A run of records
______

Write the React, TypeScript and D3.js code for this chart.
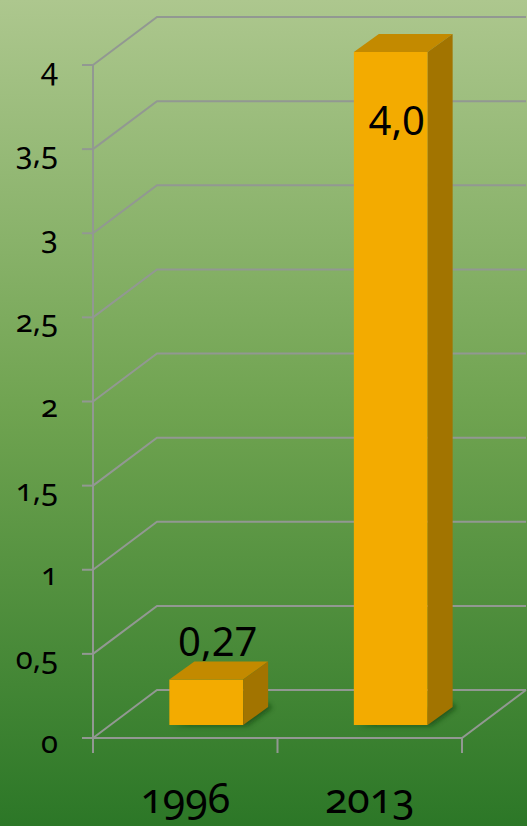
import React from "react";
import * as d3 from "d3";

const categories = ["1996", "2013"];
const values = [0.27, 4.0];
const valueLabels = ["0,27", "4,0"];
const yTicks = [0, 0.5, 1, 1.5, 2, 2.5, 3, 3.5, 4];

const W = 527;
const H = 826;

export default function App() {
  const y = d3.scaleLinear().domain([0, 4]).range([738, 65]);
  const x = d3.scaleBand<string>().domain(categories).range([93, 462]).paddingInner(0).paddingOuter(0);
  const depthX = 64, depthY = 48;
  const barOffX = 21, barOffY = 13;
  const bdx = 25, bdy = 18;
  const barW = x.bandwidth() * 0.4;
  const fmt = (v: number) => String(v).replace(".", ",");
  const right = 93 + (462 - 93) + depthX;
  const grid = "#929892";
  const font = "'Noto Sans', 'Open Sans', sans-serif";

  return (
    <div style={{ position: "fixed", left: 0, top: 0 }}>
      <svg width={W} height={H} style={{ display: "block" }}>
        <defs>
          <linearGradient id="bg" x1="0" y1="0" x2="0" y2="1">
            <stop offset="0" stopColor="#adc78e" />
            <stop offset="0.5" stopColor="#6fa350" />
            <stop offset="1" stopColor="#2c7727" />
          </linearGradient>
          <filter id="blur" x="-50%" y="-50%" width="200%" height="200%">
            <feGaussianBlur stdDeviation="2.5" />
          </filter>
        </defs>
        <rect x={0} y={0} width={W} height={H} fill="url(#bg)" />
        {yTicks.map((t) => {
          const yy = y(t);
          return (
            <path
              key={"g" + t}
              d={`M${93},${yy} L${93 + depthX},${yy - depthY} L${right},${yy - depthY}`}
              fill="none"
              stroke={grid}
              strokeWidth={2}
            />
          );
        })}
        <path
          d={`M93,${y(0)} L462,${y(0)} L${462 + depthX},${y(0) - depthY}`}
          fill="none"
          stroke={grid}
          strokeWidth={2}
        />
        <line x1={93} x2={93} y1={y(4)} y2={753} stroke={grid} strokeWidth={2} />
        {yTicks.map((t) => (
          <line key={"t" + t} x1={82} x2={93} y1={y(t)} y2={y(t)} stroke={grid} strokeWidth={2} />
        ))}
        {categories.map((c) => x(c)! + x.bandwidth()).map((xx, i) => (
          <line key={"ct" + i} x1={xx} x2={xx} y1={y(0)} y2={753} stroke={grid} strokeWidth={2} />
        ))}
        {yTicks.map((t) => (
          <text
            key={"l" + t}
            x={58}
            y={y(t) + 15}
            textAnchor="end"
            fontFamily={font}
            fontSize={31}
            fill="#000"
            style={{ fontVariantNumeric: "oldstyle-nums" }}
          >
            {fmt(t)}
          </text>
        ))}
        {categories.map((c) => (
          <text
            key={"c" + c}
            x={x(c)! + x.bandwidth() / 2}
            y={813}
            textAnchor="middle"
            fontFamily={font}
            fontSize={41}
            fill="#000"
            style={{ fontVariantNumeric: "oldstyle-nums" }}
          >
            {c}
          </text>
        ))}
        {categories.map((c, i) => {
          const x0 = x(c)! + (x.bandwidth() - barW) / 2 + barOffX;
          const y0 = y(0) - barOffY;
          const y1 = y(values[i]) - barOffY;
          return (
            <g key={"b" + c}>
              <polygon
                points={`${x0 + 4},${y0 + 1} ${x0 + barW + 4},${y0 + 1} ${x0 + barW + bdx + 4},${y0 - bdy + 1} ${x0 + barW + bdx},${y0 - bdy - 4}`}
                fill="#0d3a0a"
                opacity={0.6}
                filter="url(#blur)"
              />
              <rect x={x0} y={y1} width={barW} height={y0 - y1} fill="#f3ab00" />
              <polygon
                points={`${x0},${y1} ${x0 + barW},${y1} ${x0 + barW + bdx},${y1 - bdy} ${x0 + bdx},${y1 - bdy}`}
                fill="#c38a00"
              />
              <polygon
                points={`${x0 + barW},${y1} ${x0 + barW + bdx},${y1 - bdy} ${x0 + barW + bdx},${y0 - bdy} ${x0 + barW},${y0}`}
                fill="#a27400"
              />
            </g>
          );
        })}
        {categories.map((c, i) => {
          const x0 = x(c)! + (x.bandwidth() - barW) / 2 + barOffX;
          const y1 = y(values[i]) - barOffY;
          let ly = y1 - bdy - 6;
          let lx = x0 + barW / 2 + bdx / 2 - 1;
          if (ly < 100) {
            ly = y1 + 83;
            lx = x0 + barW / 2 + 6;
          }
          return (
            <text
              key={"v" + c}
              x={lx}
              y={ly}
              textAnchor="middle"
              fontFamily={font}
              fontSize={40}
              fill="#000"
            >
              {valueLabels[i]}
            </text>
          );
        })}
      </svg>
    </div>
  );
}
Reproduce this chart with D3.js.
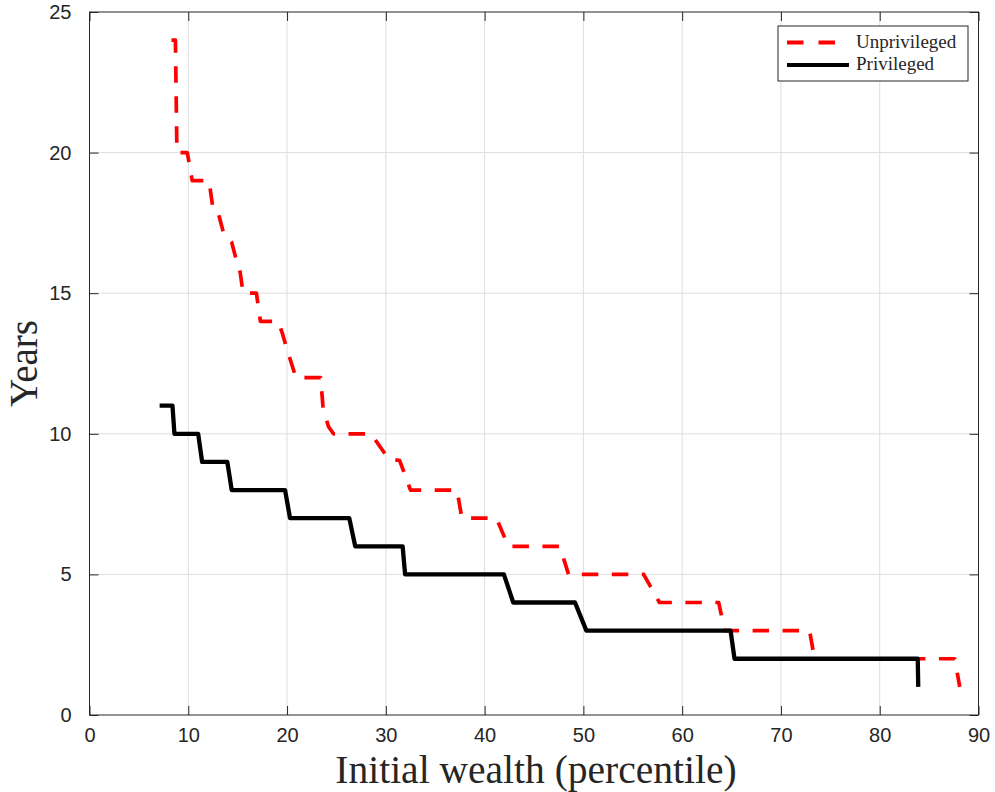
<!DOCTYPE html>
<html>
<head>
<meta charset="utf-8">
<script src="https://cdn.jsdelivr.net/npm/d3@7"></script>
<style>
  html, body { margin: 0; padding: 0; background: #fff; }
  svg { display: block; }
</style>
</head>
<body>
<svg id="chart" width="995" height="792"></svg>
<script>
// ---- data ----
const unprivX = [8.3, 8.7, 8.85, 9.9, 10.4, 12.1, 12.5, 13.0, 13.6, 14.4, 14.85, 15.25, 15.55, 16.9, 17.3, 19.1, 19.5, 20.0, 20.9, 23.4, 23.65, 24.2, 24.7, 28.5, 30.3, 31.4, 32.5, 37.2, 37.7, 41.2, 42.4, 47.6, 48.5, 56.1, 57.7, 63.7, 64.3, 72.9, 73.4, 87.6, 88.1];
const unprivY = [24, 24, 20, 20, 19, 19, 18, 17.9, 17.1, 16.8, 16.2, 15.75, 15, 15, 14, 14, 13.6, 13.0, 12, 12, 10.9, 10.25, 10, 10, 9.1, 9.05, 8, 8, 7, 7, 6, 6, 5, 5, 4, 4, 3, 3, 2, 2, 1];
const privX = [7.1, 8.4, 8.6, 11.0, 11.4, 13.95, 14.4, 19.8, 20.3, 26.3, 26.9, 31.7, 31.95, 41.95, 42.9, 49.15, 50.3, 64.9, 65.3, 83.85, 83.9];
const privY = [11, 11, 10, 10, 9, 9, 8, 8, 7, 7, 6, 6, 5, 5, 4, 4, 3, 3, 2, 2, 1];
const xTicks = [0, 10, 20, 30, 40, 50, 60, 70, 80, 90];
const yTicks = [0, 5, 10, 15, 20, 25];
const seriesNames = ["Unprivileged", "Privileged"];
const xLabel = "Initial wealth (percentile)";
const yLabel = "Years";

// ---- layout ----
const svg = d3.select("#chart");
const L = 89.5, R = 978.5, T = 12, B = 715;
const x = d3.scaleLinear().domain([0, 90]).range([L, R]);
const y = d3.scaleLinear().domain([0, 25]).range([B, T]);
const axisColor = "#262626";
const gridColor = "#dedede";

// grid
const grid = svg.append("g");
grid.selectAll("line.gx").data(xTicks.slice(1, -1)).enter().append("line")
  .attr("x1", d => x(d)).attr("x2", d => x(d)).attr("y1", T).attr("y2", B)
  .attr("stroke", gridColor).attr("stroke-width", 1);
grid.selectAll("line.gy").data(yTicks.slice(1, -1)).enter().append("line")
  .attr("y1", d => y(d)).attr("y2", d => y(d)).attr("x1", L).attr("x2", R)
  .attr("stroke", gridColor).attr("stroke-width", 1);

// data lines
svg.append("clipPath").attr("id", "clip").append("rect")
  .attr("x", L).attr("y", T).attr("width", R - L).attr("height", B - T);
const line = d3.line().x(d => x(d[0])).y(d => y(d[1]));
const unpriv = unprivX.map((v, i) => [v, unprivY[i]]);
const priv = privX.map((v, i) => [v, privY[i]]);
const lines = svg.append("g").attr("clip-path", "url(#clip)");
lines.append("path").datum(unpriv).attr("d", line)
  .attr("fill", "none").attr("stroke", "#ff0000").attr("stroke-width", 3.7)
  .attr("stroke-dasharray", "16.5,13.5").attr("stroke-linejoin", "round");
lines.append("path").datum(priv).attr("d", line)
  .attr("fill", "none").attr("stroke", "#000").attr("stroke-width", 4.3)
  .attr("stroke-linejoin", "round");

// axes (inward ticks, box)
const tickLen = 9;
svg.append("rect").attr("x", L).attr("y", T).attr("width", R - L).attr("height", B - T)
  .attr("fill", "none").attr("stroke", axisColor).attr("stroke-width", 1);
const axB = svg.append("g").attr("transform", `translate(0,${B})`)
  .call(d3.axisBottom(x).tickValues(xTicks).tickSizeInner(-tickLen).tickSizeOuter(0).tickPadding(13));
const axT = svg.append("g").attr("transform", `translate(0,${T})`)
  .call(d3.axisTop(x).tickValues(xTicks).tickSizeInner(-tickLen).tickSizeOuter(0).tickFormat(""));
const axL = svg.append("g").attr("transform", `translate(${L},0)`)
  .call(d3.axisLeft(y).tickValues(yTicks).tickSizeInner(-tickLen).tickSizeOuter(0).tickPadding(18));
const axR = svg.append("g").attr("transform", `translate(${R},0)`)
  .call(d3.axisRight(y).tickValues(yTicks).tickSizeInner(-tickLen).tickSizeOuter(0).tickFormat(""));
[axB, axT, axL, axR].forEach(g => {
  g.select(".domain").remove();
  g.selectAll(".tick line").attr("stroke", axisColor);
  g.selectAll(".tick text").attr("fill", axisColor)
    .style("font-family", "'Liberation Sans', Arial, sans-serif").style("font-size", "20px");
});

// axis labels
svg.append("text").attr("x", 536).attr("y", 783)
  .attr("text-anchor", "middle").attr("fill", axisColor)
  .style("font-family", "'Liberation Serif', 'Times New Roman', serif").style("font-size", "39.5px")
  .text(xLabel);
svg.append("text").attr("transform", `translate(37,${(T + B) / 2}) rotate(-90)`)
  .attr("text-anchor", "middle").attr("fill", axisColor)
  .style("font-family", "'Liberation Serif', 'Times New Roman', serif").style("font-size", "39px")
  .text(yLabel);

// legend
const lg = svg.append("g");
lg.append("rect").attr("x", 778).attr("y", 26).attr("width", 190).attr("height", 55)
  .attr("fill", "#fff").attr("stroke", axisColor).attr("stroke-width", 1);
lg.append("line").attr("x1", 787).attr("x2", 849).attr("y1", 42.5).attr("y2", 42.5)
  .attr("stroke", "#ff0000").attr("stroke-width", 4).attr("stroke-dasharray", "16.5,15");
lg.append("line").attr("x1", 787).attr("x2", 849).attr("y1", 65).attr("y2", 65)
  .attr("stroke", "#000").attr("stroke-width", 4);
lg.selectAll("text").data(seriesNames).enter().append("text")
  .attr("x", 856).attr("y", (d, i) => 48 + i * 22)
  .attr("fill", axisColor)
  .style("font-family", "'Liberation Serif', 'Times New Roman', serif").style("font-size", "19px")
  .text(d => d);
</script>
</body>
</html>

______

▶ What you will do
The images in the entries above should be left out; please reproduce exactly the lines from the first through the one containing "const H = 826;".

▶ Exercise answer
Write the React, TypeScript and D3.js code for this chart.
import React from "react";
import * as d3 from "d3";

const categories = ["1996", "2013"];
const values = [0.27, 4.0];
const valueLabels = ["0,27", "4,0"];
const yTicks = [0, 0.5, 1, 1.5, 2, 2.5, 3, 3.5, 4];

const W = 527;
const H = 826;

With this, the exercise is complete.